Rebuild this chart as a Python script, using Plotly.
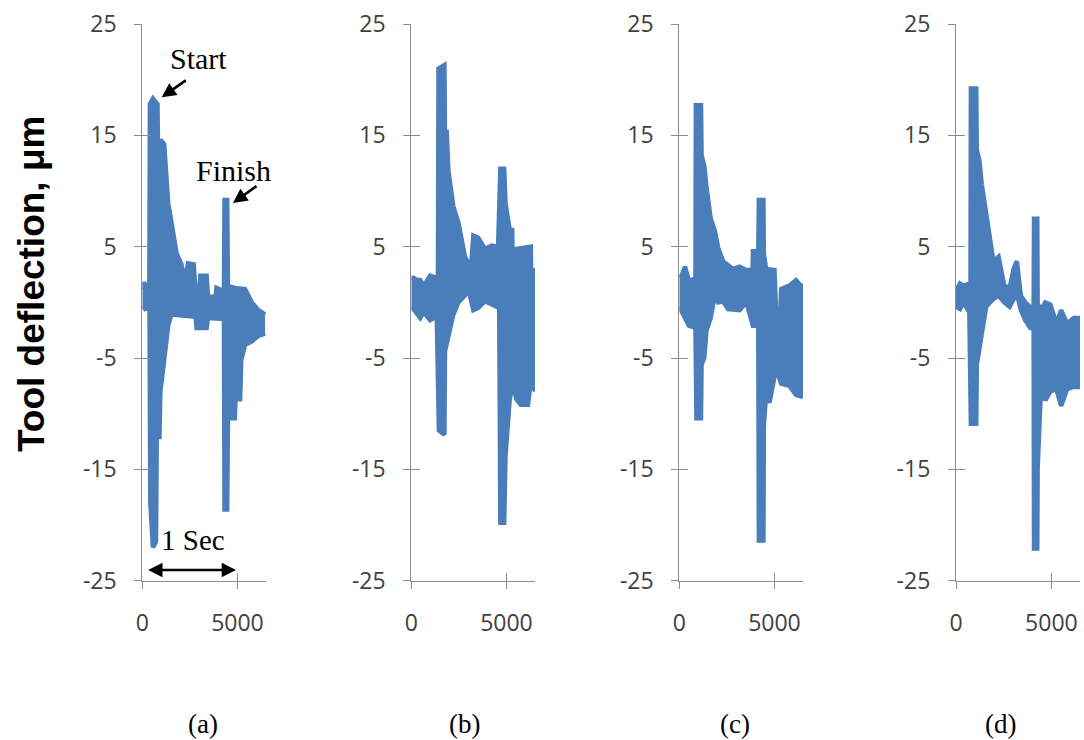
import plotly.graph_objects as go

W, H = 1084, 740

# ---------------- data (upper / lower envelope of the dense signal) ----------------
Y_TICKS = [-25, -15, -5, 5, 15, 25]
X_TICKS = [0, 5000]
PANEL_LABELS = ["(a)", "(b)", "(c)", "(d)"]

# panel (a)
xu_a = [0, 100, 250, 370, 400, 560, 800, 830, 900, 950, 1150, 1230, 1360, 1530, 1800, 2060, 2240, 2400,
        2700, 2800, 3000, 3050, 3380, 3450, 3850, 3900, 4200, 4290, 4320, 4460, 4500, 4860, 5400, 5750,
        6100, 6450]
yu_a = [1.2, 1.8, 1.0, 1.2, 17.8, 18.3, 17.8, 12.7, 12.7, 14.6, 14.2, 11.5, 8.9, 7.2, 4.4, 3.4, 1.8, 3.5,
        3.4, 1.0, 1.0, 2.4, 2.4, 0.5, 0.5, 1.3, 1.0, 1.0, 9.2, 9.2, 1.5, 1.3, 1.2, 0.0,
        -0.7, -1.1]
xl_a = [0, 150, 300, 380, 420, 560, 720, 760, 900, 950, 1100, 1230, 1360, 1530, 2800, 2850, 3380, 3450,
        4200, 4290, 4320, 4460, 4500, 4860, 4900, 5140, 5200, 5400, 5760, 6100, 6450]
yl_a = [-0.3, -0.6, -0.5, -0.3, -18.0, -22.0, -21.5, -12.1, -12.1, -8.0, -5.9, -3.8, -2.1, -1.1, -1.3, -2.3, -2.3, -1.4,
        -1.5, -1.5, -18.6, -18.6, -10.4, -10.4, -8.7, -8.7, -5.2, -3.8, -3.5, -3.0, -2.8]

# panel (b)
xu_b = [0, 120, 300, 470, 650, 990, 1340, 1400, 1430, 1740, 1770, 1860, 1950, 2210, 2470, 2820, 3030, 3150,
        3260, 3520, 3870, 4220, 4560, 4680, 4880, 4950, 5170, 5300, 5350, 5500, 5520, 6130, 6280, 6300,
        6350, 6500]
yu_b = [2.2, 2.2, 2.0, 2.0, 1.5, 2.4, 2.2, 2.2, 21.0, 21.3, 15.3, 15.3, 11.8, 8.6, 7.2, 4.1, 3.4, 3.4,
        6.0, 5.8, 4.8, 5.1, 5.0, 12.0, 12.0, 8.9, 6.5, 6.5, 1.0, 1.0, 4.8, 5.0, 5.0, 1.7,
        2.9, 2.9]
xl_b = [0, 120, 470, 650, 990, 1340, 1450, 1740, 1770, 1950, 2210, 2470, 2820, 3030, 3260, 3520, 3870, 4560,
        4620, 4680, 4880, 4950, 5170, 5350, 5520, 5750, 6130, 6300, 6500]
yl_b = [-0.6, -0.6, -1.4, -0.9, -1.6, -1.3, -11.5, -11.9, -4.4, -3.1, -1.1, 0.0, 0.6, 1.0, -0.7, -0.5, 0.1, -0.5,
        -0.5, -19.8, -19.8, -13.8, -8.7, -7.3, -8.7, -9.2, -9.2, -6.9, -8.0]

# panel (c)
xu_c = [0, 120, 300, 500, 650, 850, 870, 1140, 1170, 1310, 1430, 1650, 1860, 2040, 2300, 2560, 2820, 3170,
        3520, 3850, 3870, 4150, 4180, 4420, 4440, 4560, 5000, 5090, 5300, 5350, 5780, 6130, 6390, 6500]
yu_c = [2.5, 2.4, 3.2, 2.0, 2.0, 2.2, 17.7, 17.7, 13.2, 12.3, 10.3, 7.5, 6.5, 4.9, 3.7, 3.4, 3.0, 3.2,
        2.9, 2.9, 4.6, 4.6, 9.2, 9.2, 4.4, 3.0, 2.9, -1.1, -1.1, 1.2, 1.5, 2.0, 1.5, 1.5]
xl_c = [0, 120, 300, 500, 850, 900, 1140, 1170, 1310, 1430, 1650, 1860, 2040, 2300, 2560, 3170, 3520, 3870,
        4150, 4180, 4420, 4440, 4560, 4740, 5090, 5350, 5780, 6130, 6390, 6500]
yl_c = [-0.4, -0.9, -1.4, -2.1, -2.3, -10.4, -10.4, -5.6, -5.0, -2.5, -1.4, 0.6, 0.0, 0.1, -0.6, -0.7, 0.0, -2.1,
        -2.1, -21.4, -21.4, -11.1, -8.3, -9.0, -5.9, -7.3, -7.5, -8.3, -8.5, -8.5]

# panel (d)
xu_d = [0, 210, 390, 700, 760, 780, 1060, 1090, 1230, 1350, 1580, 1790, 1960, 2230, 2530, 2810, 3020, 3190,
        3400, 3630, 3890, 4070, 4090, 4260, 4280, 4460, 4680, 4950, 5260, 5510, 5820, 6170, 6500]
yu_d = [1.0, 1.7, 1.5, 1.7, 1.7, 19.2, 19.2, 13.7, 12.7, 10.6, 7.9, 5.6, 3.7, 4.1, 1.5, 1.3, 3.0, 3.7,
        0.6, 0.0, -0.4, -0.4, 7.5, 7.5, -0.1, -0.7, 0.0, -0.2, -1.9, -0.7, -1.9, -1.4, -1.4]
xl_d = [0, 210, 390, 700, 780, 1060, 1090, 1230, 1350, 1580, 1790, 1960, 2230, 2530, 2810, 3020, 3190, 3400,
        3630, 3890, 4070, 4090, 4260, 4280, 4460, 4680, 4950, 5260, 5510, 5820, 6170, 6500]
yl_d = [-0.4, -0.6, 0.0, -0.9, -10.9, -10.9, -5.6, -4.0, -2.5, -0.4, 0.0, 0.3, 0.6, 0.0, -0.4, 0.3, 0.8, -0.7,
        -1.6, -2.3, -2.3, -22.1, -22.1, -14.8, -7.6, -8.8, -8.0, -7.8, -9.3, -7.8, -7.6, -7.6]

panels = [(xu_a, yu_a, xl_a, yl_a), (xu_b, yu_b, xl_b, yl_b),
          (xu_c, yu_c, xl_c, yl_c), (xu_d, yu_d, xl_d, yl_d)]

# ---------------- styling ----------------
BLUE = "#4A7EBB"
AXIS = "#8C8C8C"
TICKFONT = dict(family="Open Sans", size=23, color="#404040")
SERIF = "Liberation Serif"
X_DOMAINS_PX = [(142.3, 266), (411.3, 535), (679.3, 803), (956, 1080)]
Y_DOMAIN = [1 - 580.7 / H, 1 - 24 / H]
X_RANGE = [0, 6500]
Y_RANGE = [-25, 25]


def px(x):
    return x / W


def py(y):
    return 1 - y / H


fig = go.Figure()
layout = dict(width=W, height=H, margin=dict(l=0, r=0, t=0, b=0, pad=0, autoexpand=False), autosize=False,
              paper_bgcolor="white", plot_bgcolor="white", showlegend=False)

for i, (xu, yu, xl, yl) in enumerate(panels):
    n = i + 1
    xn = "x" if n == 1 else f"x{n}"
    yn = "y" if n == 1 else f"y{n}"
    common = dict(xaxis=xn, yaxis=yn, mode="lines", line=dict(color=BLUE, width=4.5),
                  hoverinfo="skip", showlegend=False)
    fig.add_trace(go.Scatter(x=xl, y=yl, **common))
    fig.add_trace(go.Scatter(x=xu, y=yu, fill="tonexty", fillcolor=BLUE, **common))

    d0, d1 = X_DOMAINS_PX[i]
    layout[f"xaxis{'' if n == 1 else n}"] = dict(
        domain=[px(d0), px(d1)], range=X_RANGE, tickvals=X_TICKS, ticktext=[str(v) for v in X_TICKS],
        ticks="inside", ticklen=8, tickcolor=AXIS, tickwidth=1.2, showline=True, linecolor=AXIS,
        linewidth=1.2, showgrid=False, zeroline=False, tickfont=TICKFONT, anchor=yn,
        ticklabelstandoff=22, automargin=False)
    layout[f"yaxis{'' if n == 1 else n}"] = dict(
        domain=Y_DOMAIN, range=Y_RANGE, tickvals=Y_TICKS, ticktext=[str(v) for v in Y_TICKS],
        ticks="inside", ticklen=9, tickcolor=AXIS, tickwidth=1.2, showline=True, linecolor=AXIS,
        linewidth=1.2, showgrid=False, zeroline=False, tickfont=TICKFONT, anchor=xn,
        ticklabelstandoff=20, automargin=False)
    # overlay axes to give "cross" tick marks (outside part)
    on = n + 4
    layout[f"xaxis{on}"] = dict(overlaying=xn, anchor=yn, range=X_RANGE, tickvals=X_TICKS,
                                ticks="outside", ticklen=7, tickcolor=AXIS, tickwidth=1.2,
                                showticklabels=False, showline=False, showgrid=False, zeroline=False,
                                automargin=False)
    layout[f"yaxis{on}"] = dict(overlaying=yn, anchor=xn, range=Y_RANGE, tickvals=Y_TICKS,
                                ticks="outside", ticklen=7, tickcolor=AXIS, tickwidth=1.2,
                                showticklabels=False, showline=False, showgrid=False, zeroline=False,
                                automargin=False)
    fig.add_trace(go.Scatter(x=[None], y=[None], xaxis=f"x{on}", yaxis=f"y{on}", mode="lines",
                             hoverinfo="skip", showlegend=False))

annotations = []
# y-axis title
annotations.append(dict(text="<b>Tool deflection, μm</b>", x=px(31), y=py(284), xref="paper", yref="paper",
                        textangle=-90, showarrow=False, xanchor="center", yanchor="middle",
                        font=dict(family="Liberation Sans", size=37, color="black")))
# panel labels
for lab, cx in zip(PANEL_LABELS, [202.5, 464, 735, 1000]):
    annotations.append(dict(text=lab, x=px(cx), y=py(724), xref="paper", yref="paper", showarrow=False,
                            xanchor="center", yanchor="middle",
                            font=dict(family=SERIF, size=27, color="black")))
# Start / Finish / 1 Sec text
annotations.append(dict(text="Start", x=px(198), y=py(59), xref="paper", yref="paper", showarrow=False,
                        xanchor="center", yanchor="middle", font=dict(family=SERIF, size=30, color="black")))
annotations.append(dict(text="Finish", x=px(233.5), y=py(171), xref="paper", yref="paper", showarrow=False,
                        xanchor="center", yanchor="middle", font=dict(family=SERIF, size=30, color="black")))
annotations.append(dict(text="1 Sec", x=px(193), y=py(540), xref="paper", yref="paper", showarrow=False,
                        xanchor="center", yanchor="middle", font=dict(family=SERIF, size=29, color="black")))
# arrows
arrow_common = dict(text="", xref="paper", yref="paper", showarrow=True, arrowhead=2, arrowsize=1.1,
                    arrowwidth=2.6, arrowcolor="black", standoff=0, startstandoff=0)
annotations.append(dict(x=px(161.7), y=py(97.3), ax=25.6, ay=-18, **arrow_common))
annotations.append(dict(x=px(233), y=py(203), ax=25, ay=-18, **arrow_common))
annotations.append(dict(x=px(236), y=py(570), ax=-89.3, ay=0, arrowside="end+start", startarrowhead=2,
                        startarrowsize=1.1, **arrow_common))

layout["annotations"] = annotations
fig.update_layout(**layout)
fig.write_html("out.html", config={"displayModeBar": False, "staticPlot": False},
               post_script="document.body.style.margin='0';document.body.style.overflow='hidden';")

*****

• What you are asked to do: Pictures stay out. Repeat only the lines from the beginning of the data through the line that has "-3.5, -3.0, -2.8]".

• Expected answer:
Rebuild this chart as a Python script, using Plotly.
import plotly.graph_objects as go

W, H = 1084, 740

# ---------------- data (upper / lower envelope of the dense signal) ----------------
Y_TICKS = [-25, -15, -5, 5, 15, 25]
X_TICKS = [0, 5000]
PANEL_LABELS = ["(a)", "(b)", "(c)", "(d)"]

# panel (a)
xu_a = [0, 100, 250, 370, 400, 560, 800, 830, 900, 950, 1150, 1230, 1360, 1530, 1800, 2060, 2240, 2400,
        2700, 2800, 3000, 3050, 3380, 3450, 3850, 3900, 4200, 4290, 4320, 4460, 4500, 4860, 5400, 5750,
        6100, 6450]
yu_a = [1.2, 1.8, 1.0, 1.2, 17.8, 18.3, 17.8, 12.7, 12.7, 14.6, 14.2, 11.5, 8.9, 7.2, 4.4, 3.4, 1.8, 3.5,
        3.4, 1.0, 1.0, 2.4, 2.4, 0.5, 0.5, 1.3, 1.0, 1.0, 9.2, 9.2, 1.5, 1.3, 1.2, 0.0,
        -0.7, -1.1]
xl_a = [0, 150, 300, 380, 420, 560, 720, 760, 900, 950, 1100, 1230, 1360, 1530, 2800, 2850, 3380, 3450,
        4200, 4290, 4320, 4460, 4500, 4860, 4900, 5140, 5200, 5400, 5760, 6100, 6450]
yl_a = [-0.3, -0.6, -0.5, -0.3, -18.0, -22.0, -21.5, -12.1, -12.1, -8.0, -5.9, -3.8, -2.1, -1.1, -1.3, -2.3, -2.3, -1.4,
        -1.5, -1.5, -18.6, -18.6, -10.4, -10.4, -8.7, -8.7, -5.2, -3.8, -3.5, -3.0, -2.8]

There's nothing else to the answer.